Цивилизация держится границами, созданными для того, чтобы в них осуществлялась жизнь, но эта жизнь оказывается иногда пустой, как раковина без улитки. Это случай культуры надуманной, орнаментальной, лицемерной. В ответ начинает работать инстинкт — усилитель всех остальных инстинктов, то есть воля, но не самой жизни, а ее главных потенций. Эта воля сверхжизни оборачивается вокруг себя самой и подтачивает все гипсовое сооружение культуры, предлагая людям для исцеления вернуться к исконной природе, простой и безграничной. Это и есть кинизм, в этом его культурное предназначение.

Возрождение невозможно, если не возвращаться к рождению, а рождение есть процесс естественный, природный. Окунуться в природу значит бежать от культуры, ставшей лицемерной. Всякое возрождение предполагает момент возвращения на позиции исходного орангутанга, которого человек носит внутри себя, и пусть я и хотел бы быть кем-то противоположным кинику, тем не менее я восхищаюсь тем, чем он занят, и чувствую какую-то нежность к этому весьма полезному кинизму, временному возвращению к своим праотцам, к шимпанзе.

Как бы то ни было, мы признаем, что Испании требовалась эпоха кинизма. Национальные ценности оказались насквозь проникнуты лицемерием. То, что называлось Испанией, это ветхое полотно с вытканной на нем непригодной мифологией, которая сливала индивидуальности в нацию, в коллективное сознание, эта полотно должно было быть порвано. Бароха считал, что пора отказываться не только от испанской, но и от нынешней европейской мифологии в целом. Он и порвал нити всех условностей, обрушил здания всех родословных, все социальные формы, саму грамматику, заменив ее выражениями разных индивидуальностей. Все старое лишилось смысла, все оказалось фальшивым. А всякий, кто с этим мирился, был лицемером. Искренность — вот новое знамя.
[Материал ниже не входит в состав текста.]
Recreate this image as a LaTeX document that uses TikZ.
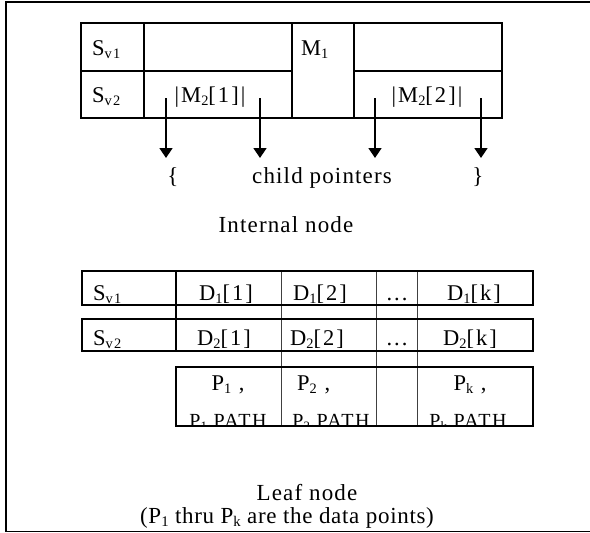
\documentclass[tikz,border=0pt]{standalone}
\usepackage{fontspec}
\setmainfont{Liberation Serif}[LetterSpace=3]
\newfontfamily\tblfont{Liberation Serif}[LetterSpace=9]
\newfontfamily\pathfont{Liberation Serif}[LetterSpace=8]
\newfontfamily\lblfont{Liberation Serif}[LetterSpace=5]
\usetikzlibrary{arrows.meta}
\newcommand\sbs[1]{\raisebox{-0.35ex}{\scalebox{0.64}{#1}}}
\tikzset{
  frameline/.style={line width=1.8pt},
  thick line/.style={line width=1.8pt},
  thin line/.style={line width=0.9pt, black!75},
  tbl/.style={font=\tblfont\fontsize{22.5}{24}\selectfont, inner sep=0pt},
  lbl/.style={font=\lblfont\fontsize{23}{25}\selectfont, inner sep=0pt},
  note/.style={font=\fontsize{23}{25}\selectfont, inner sep=0pt},
  pathtxt/.style={font=\pathfont\fontsize{20}{22}\selectfont, inner sep=0pt},
  ptr/.style={line width=1.5pt, -{Triangle[width=13pt,length=10pt]}},
}
\begin{document}
\begin{tikzpicture}[x=1pt,y=-1pt]
\useasboundingbox (0,0) rectangle (590,533);
% outer frame (cut at the right)
\draw[frameline] (590,2) -- (6,2) -- (6,531.5) -- (590,531.5);

% ---------- internal node ----------
\draw[thick line] (81,23) rectangle (502,118);
\draw[thick line] (144,23) -- (144,118);
\draw[thick line] (292,23) -- (292,118);
\draw[thick line] (354,23) -- (354,118);
\draw[thick line] (81,71) -- (292,71);
\draw[thick line] (354,71) -- (502,71);

\node[tbl, anchor=base west] (isv1) at (92,55) {S\sbs{v1}};
\node[tbl, anchor=base west] (im1) at (301,55) {M\sbs{1}};
\node[tbl, anchor=base west] (isv2) at (92,102) {S\sbs{v2}};
\node[tbl, anchor=base] (im21) at (210,102) {|M\sbs{2}[1]|};
\node[tbl, anchor=base] (im22) at (427,102) {|M\sbs{2}[2]|};

\coordinate (a1s) at (166,98);  \coordinate (a1e) at (166,158);
\coordinate (a2s) at (260,98);  \coordinate (a2e) at (260,158);
\coordinate (a3s) at (375,98);  \coordinate (a3e) at (375,158);
\coordinate (a4s) at (481,98);  \coordinate (a4e) at (481,158);
\draw[ptr] (a1s) -- (a1e);
\draw[ptr] (a2s) -- (a2e);
\draw[ptr] (a3s) -- (a3e);
\draw[ptr] (a4s) -- (a4e);

\node[lbl, anchor=base] (lb) at (173,183) {\{};
\node[lbl, anchor=base] (cp) at (322,183) {child pointers};
\node[lbl, anchor=base] (rb) at (478,183) {\}};
\node[lbl, anchor=base] (inode) at (286,232) {Internal node};

% ---------- leaf node ----------
\draw[thin line] (281,271) -- (281,426);
\draw[thin line] (376,271) -- (376,426);
\draw[thin line] (417,271) -- (417,426);
\draw[thick line] (176,271) -- (176,351);
\draw[thick line] (82,271) rectangle (533,305);
\draw[thick line] (82,319) rectangle (533,351);

\node[tbl, anchor=base west] (lsv1) at (93,300) {S\sbs{v1}};
\node[tbl, anchor=base] (d11) at (226,300) {D\sbs{1}[1]};
\node[tbl, anchor=base west] (d12) at (293,300) {D\sbs{1}[2]};
\node[tbl, anchor=base] (dots1) at (397,300) {...};
\node[tbl, anchor=base] (d1k) at (474,300) {D\sbs{1}[k]};

\node[tbl, anchor=base west] (lsv2) at (93,345) {S\sbs{v2}};
\node[tbl, anchor=base] (d21) at (224,345) {D\sbs{2}[1]};
\node[tbl, anchor=base west] (d22) at (290,345) {D\sbs{2}[2]};
\node[tbl, anchor=base] (dots2) at (397,345) {...};
\node[tbl, anchor=base] (d2k) at (470,345) {D\sbs{2}[k]};

\node[tbl, anchor=base] (p1) at (228,390) {P\sbs{1} ,};
\node[tbl, anchor=base west] (p2) at (297,390) {P\sbs{2} ,};
\node[tbl, anchor=base] (pk) at (470,390) {P\sbs{k} ,};

\begin{scope}
  \clip (176,367) rectangle (533,425);
  \node[pathtxt, anchor=base] (p1path) at (228,427) {P\sbs{1}.PATH};
  \node[pathtxt, anchor=base] (p2path) at (331,427) {P\sbs{2}.PATH};
  \node[pathtxt, anchor=base] (dots3) at (397,431) {...};
  \node[pathtxt, anchor=base] (pkpath) at (468,427) {P\sbs{k}.PATH};
\end{scope}
\draw[thick line] (176,367) rectangle (533,426);

\node[lbl, anchor=base] (leaf) at (307,500) {Leaf node};
\node[note, anchor=base] (note) at (287,523) {(P\sbs{1} thru P\sbs{k} are the data points)};
\end{tikzpicture}
\end{document}
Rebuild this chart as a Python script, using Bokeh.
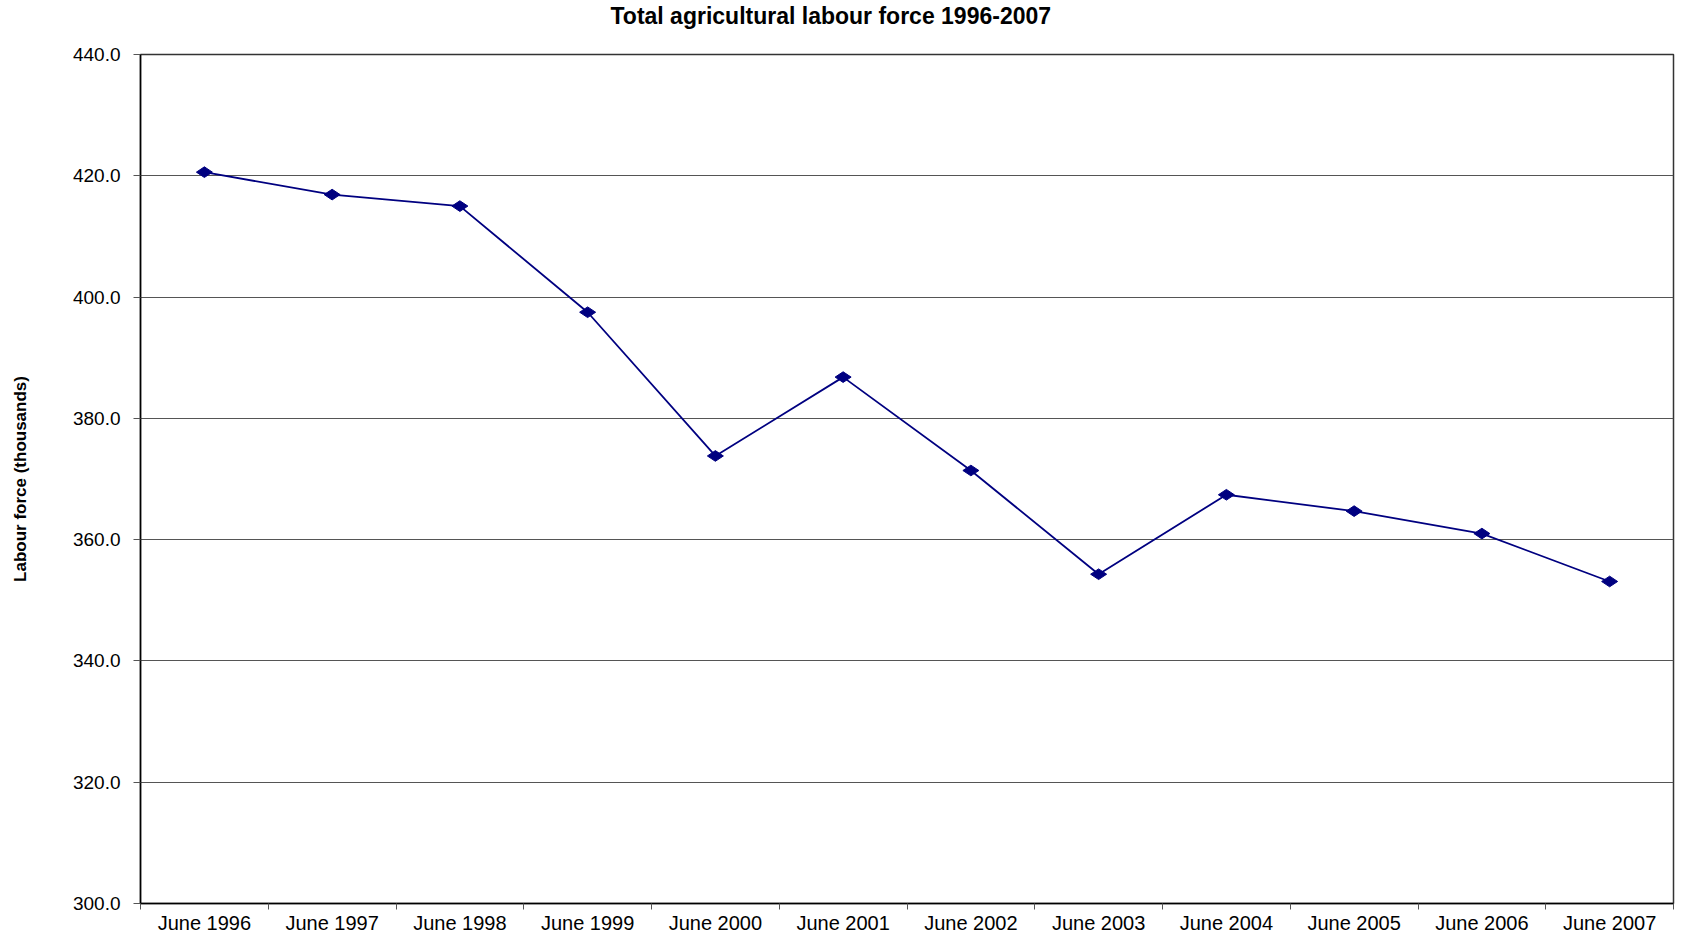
import numpy as np
from bokeh.plotting import figure
from bokeh.models import FixedTicker, Range1d, Title
from bokeh.embed import file_html
from bokeh.resources import INLINE

categories = ["June 1996", "June 1997", "June 1998", "June 1999", "June 2000", "June 2001",
              "June 2002", "June 2003", "June 2004", "June 2005", "June 2006", "June 2007"]
labour_force = [420.6, 416.9, 415.0, 397.5, 373.8, 386.8, 371.4, 354.3, 367.4, 364.7, 361.0, 353.1]
y_ticks = [300, 320, 340, 360, 380, 400, 420, 440]
title_text = "Total agricultural labour force 1996-2007"

n = len(categories)
xs = [i + 0.5 for i in range(n)]

p = figure(width=1675, height=936, output_backend="svg", toolbar_location=None,
           x_range=Range1d(0, n), y_range=Range1d(300, 440),
           min_border_left=140, min_border_right=2, min_border_top=54, min_border_bottom=20)

p.title = Title(text=title_text + "\n ", align="left", offset=470,
                text_font="Liberation Sans", text_font_size="23px", text_font_style="bold",
                text_color="black", standoff=0)

p.line(xs, labour_force, line_color="#000080", line_width=1.8)
p.scatter(xs, labour_force, marker="diamond", size=16, angle=np.pi / 2,
          fill_color="#000080", line_color="#000080")

# x axis
p.xaxis.ticker = FixedTicker(ticks=xs, minor_ticks=list(range(n + 1)))
p.xaxis.major_label_overrides = {x: c for x, c in zip(xs, categories)}
p.xaxis.major_tick_out = 0
p.xaxis.major_tick_in = 0
p.xaxis.minor_tick_out = 6
p.xaxis.minor_tick_in = 0
p.xaxis.minor_tick_line_color = "#555555"
p.xaxis.major_label_standoff = 2
p.xaxis.major_label_text_font = "Liberation Sans"
p.xaxis.major_label_text_font_size = "20px"
p.xaxis.major_label_text_color = "black"
p.xaxis.axis_line_color = "black"
p.xaxis.axis_line_width = 1.5

# y axis
p.yaxis.ticker = FixedTicker(ticks=y_ticks)
p.yaxis.major_label_overrides = {t: f"{t:.1f}" for t in y_ticks}
p.yaxis.minor_tick_line_color = None
p.yaxis.major_tick_out = 7
p.yaxis.major_tick_in = 0
p.yaxis.major_tick_line_color = "#555555"
p.yaxis.major_label_standoff = 13
p.yaxis.major_label_text_font = "Liberation Sans"
p.yaxis.major_label_text_font_size = "19px"
p.yaxis.major_label_text_color = "black"
p.yaxis.axis_line_color = "black"
p.yaxis.axis_line_width = 1.5
p.yaxis.axis_label = "Labour force (thousands)"
p.yaxis.axis_label_text_font = "Liberation Sans"
p.yaxis.axis_label_text_font_size = "17px"
p.yaxis.axis_label_text_font_style = "bold"
p.yaxis.axis_label_text_color = "black"
p.yaxis.axis_label_standoff = 40

p.xgrid.grid_line_color = None
p.ygrid.grid_line_color = "#555555"
p.ygrid.grid_line_width = 1.2
p.outline_line_color = "#333333"
p.outline_line_width = 1.5
p.background_fill_color = "white"
p.border_fill_color = "white"

open("out.html", "w").write(file_html(p, INLINE))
Что остается? Пустынный остров Робинзона. Отдельный человек. Я.

Что остается? Пустынный остров Робинзона. Отдельный человек. Я.

В «Подмостках Арлекина», молитвеннике барохизма, мы встречаемся с формулировками вроде этой:

«Да, я верю в возможность возрождения жизни. Считаю, что без груза традиций наше существование было бы более энергичным; полагаю, что мы могли бы более рачительно расходовать наши жизненные силы. К этому нужно стремиться: задействовать все наши институты, напрячь всю нашу волю.

Но существует мир, который этому препятствует; мир бессильных бледных призраков, которые монополизировали женщин и не оплодотворяют их; которые монополизировали деньги и не пускают их в дело; которые монополизировали все, и это все охраняют.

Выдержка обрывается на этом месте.